[Material]
---+---

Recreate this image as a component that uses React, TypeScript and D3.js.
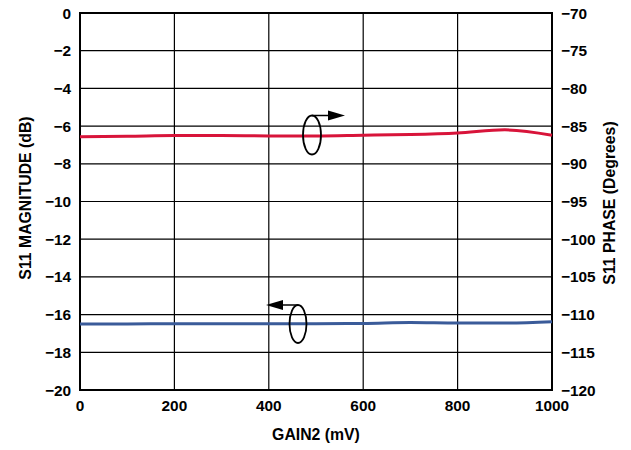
import React from "react";
import * as d3 from "d3";

const gainMv = [0, 100, 200, 300, 400, 500, 600, 700, 800, 900, 1000];
const magnitudeDb = [-16.5, -16.5, -16.48, -16.48, -16.48, -16.48, -16.47, -16.42, -16.45, -16.45, -16.38];
const phaseDeg = [-86.4, -86.35, -86.25, -86.25, -86.3, -86.3, -86.2, -86.1, -85.9, -85.5, -86.2];
const xTicks = [0, 200, 400, 600, 800, 1000];
const leftTicks = [0, -2, -4, -6, -8, -10, -12, -14, -16, -18, -20];
const rightTicks = [-70, -75, -80, -85, -90, -95, -100, -105, -110, -115, -120];

const W = 631, H = 450;
const L = 80, R = 552, T = 13, B = 390;

const fmt = (v: number) => (v < 0 ? "\u2212" + Math.abs(v) : String(v));

export default function App() {
  const x = d3.scaleLinear().domain([0, 1000]).range([L, R]);
  const yL = d3.scaleLinear().domain([-20, 0]).range([B, T]);
  const yR = d3.scaleLinear().domain([-120, -70]).range([B, T]);
  const lineMag = d3.line<number>().x((_, i) => x(gainMv[i])).y((d) => yL(d)).curve(d3.curveMonotoneX);
  const linePh = d3.line<number>().x((_, i) => x(gainMv[i])).y((d) => yR(d)).curve(d3.curveMonotoneX);
  const font = "'Liberation Sans', Arial, Helvetica, sans-serif";
  const fs = 15.4;
  const fsTitle = 15.8;
  return (
    <svg width={W} height={H} style={{ position: "absolute", left: 0, top: 0 }} fontFamily={font} fontWeight="bold">
      <rect x={0} y={0} width={W} height={H} fill="#fff" />
      {leftTicks.map((t) => (
        <line key={"h" + t} x1={L} x2={R} y1={yL(t)} y2={yL(t)} stroke="#000" strokeWidth={1.2} />
      ))}
      {xTicks.map((t) => (
        <line key={"v" + t} x1={x(t)} x2={x(t)} y1={T} y2={B} stroke="#000" strokeWidth={1.2} />
      ))}
      <rect x={L} y={T} width={R - L} height={B - T} fill="none" stroke="#000" strokeWidth={2} />
      <path d={linePh(phaseDeg) || ""} fill="none" stroke="#d8143a" strokeWidth={3} />
      <path d={lineMag(magnitudeDb) || ""} fill="none" stroke="#3a5b99" strokeWidth={3} />
      {/* markers */}
      <ellipse cx={312} cy={135} rx={9} ry={19.5} fill="none" stroke="#000" strokeWidth={1.8} />
      <line x1={312} y1={115.5} x2={330} y2={115.5} stroke="#000" strokeWidth={1.5} />
      <polygon points="328,110.5 345,115.5 328,120.5" fill="#000" />
      <ellipse cx={298} cy={324} rx={8.5} ry={19} fill="none" stroke="#000" strokeWidth={1.8} />
      <line x1={298} y1={305} x2={281} y2={305} stroke="#000" strokeWidth={1.5} />
      <polygon points="283,300 266,305 283,310" fill="#000" />
      {leftTicks.map((t) => (
        <text key={"lt" + t} x={71} y={yL(t)} dy="0.36em" textAnchor="end" fontSize={fs}>{fmt(t)}</text>
      ))}
      {rightTicks.map((t) => (
        <text key={"rt" + t} x={561} y={yR(t)} dy="0.36em" textAnchor="start" fontSize={fs}>{fmt(t)}</text>
      ))}
      {xTicks.map((t) => (
        <text key={"xt" + t} x={x(t)} y={411} textAnchor="middle" fontSize={fs}>{t}</text>
      ))}
      <text x={316} y={440} textAnchor="middle" fontSize={fsTitle}>GAIN2 (mV)</text>
      <text transform={`translate(31, 198) rotate(-90)`} textAnchor="middle" fontSize={fsTitle}>S11 MAGNITUDE (dB)</text>
      <text transform={`translate(615, 203) rotate(-90)`} textAnchor="middle" fontSize={fsTitle}>S11 PHASE (Degrees)</text>
    </svg>
  );
}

---+---

[Directive]
Reproduce the material above in full, exactly, with no images.

[Task response]
Recreate this image as a component that uses React, TypeScript and D3.js.
import React from "react";
import * as d3 from "d3";

const gainMv = [0, 100, 200, 300, 400, 500, 600, 700, 800, 900, 1000];
const magnitudeDb = [-16.5, -16.5, -16.48, -16.48, -16.48, -16.48, -16.47, -16.42, -16.45, -16.45, -16.38];
const phaseDeg = [-86.4, -86.35, -86.25, -86.25, -86.3, -86.3, -86.2, -86.1, -85.9, -85.5, -86.2];
const xTicks = [0, 200, 400, 600, 800, 1000];
const leftTicks = [0, -2, -4, -6, -8, -10, -12, -14, -16, -18, -20];
const rightTicks = [-70, -75, -80, -85, -90, -95, -100, -105, -110, -115, -120];

const W = 631, H = 450;
const L = 80, R = 552, T = 13, B = 390;

const fmt = (v: number) => (v < 0 ? "\u2212" + Math.abs(v) : String(v));

export default function App() {
  const x = d3.scaleLinear().domain([0, 1000]).range([L, R]);
  const yL = d3.scaleLinear().domain([-20, 0]).range([B, T]);
  const yR = d3.scaleLinear().domain([-120, -70]).range([B, T]);
  const lineMag = d3.line<number>().x((_, i) => x(gainMv[i])).y((d) => yL(d)).curve(d3.curveMonotoneX);
  const linePh = d3.line<number>().x((_, i) => x(gainMv[i])).y((d) => yR(d)).curve(d3.curveMonotoneX);
  const font = "'Liberation Sans', Arial, Helvetica, sans-serif";
  const fs = 15.4;
  const fsTitle = 15.8;
  return (
    <svg width={W} height={H} style={{ position: "absolute", left: 0, top: 0 }} fontFamily={font} fontWeight="bold">
      <rect x={0} y={0} width={W} height={H} fill="#fff" />
      {leftTicks.map((t) => (
        <line key={"h" + t} x1={L} x2={R} y1={yL(t)} y2={yL(t)} stroke="#000" strokeWidth={1.2} />
      ))}
      {xTicks.map((t) => (
        <line key={"v" + t} x1={x(t)} x2={x(t)} y1={T} y2={B} stroke="#000" strokeWidth={1.2} />
      ))}
      <rect x={L} y={T} width={R - L} height={B - T} fill="none" stroke="#000" strokeWidth={2} />
      <path d={linePh(phaseDeg) || ""} fill="none" stroke="#d8143a" strokeWidth={3} />
      <path d={lineMag(magnitudeDb) || ""} fill="none" stroke="#3a5b99" strokeWidth={3} />
      {/* markers */}
      <ellipse cx={312} cy={135} rx={9} ry={19.5} fill="none" stroke="#000" strokeWidth={1.8} />
      <line x1={312} y1={115.5} x2={330} y2={115.5} stroke="#000" strokeWidth={1.5} />
      <polygon points="328,110.5 345,115.5 328,120.5" fill="#000" />
      <ellipse cx={298} cy={324} rx={8.5} ry={19} fill="none" stroke="#000" strokeWidth={1.8} />
      <line x1={298} y1={305} x2={281} y2={305} stroke="#000" strokeWidth={1.5} />
      <polygon points="283,300 266,305 283,310" fill="#000" />
      {leftTicks.map((t) => (
        <text key={"lt" + t} x={71} y={yL(t)} dy="0.36em" textAnchor="end" fontSize={fs}>{fmt(t)}</text>
      ))}
      {rightTicks.map((t) => (
        <text key={"rt" + t} x={561} y={yR(t)} dy="0.36em" textAnchor="start" fontSize={fs}>{fmt(t)}</text>
      ))}
      {xTicks.map((t) => (
        <text key={"xt" + t} x={x(t)} y={411} textAnchor="middle" fontSize={fs}>{t}</text>
      ))}
      <text x={316} y={440} textAnchor="middle" fontSize={fsTitle}>GAIN2 (mV)</text>
      <text transform={`translate(31, 198) rotate(-90)`} textAnchor="middle" fontSize={fsTitle}>S11 MAGNITUDE (dB)</text>
      <text transform={`translate(615, 203) rotate(-90)`} textAnchor="middle" fontSize={fsTitle}>S11 PHASE (Degrees)</text>
    </svg>
  );
}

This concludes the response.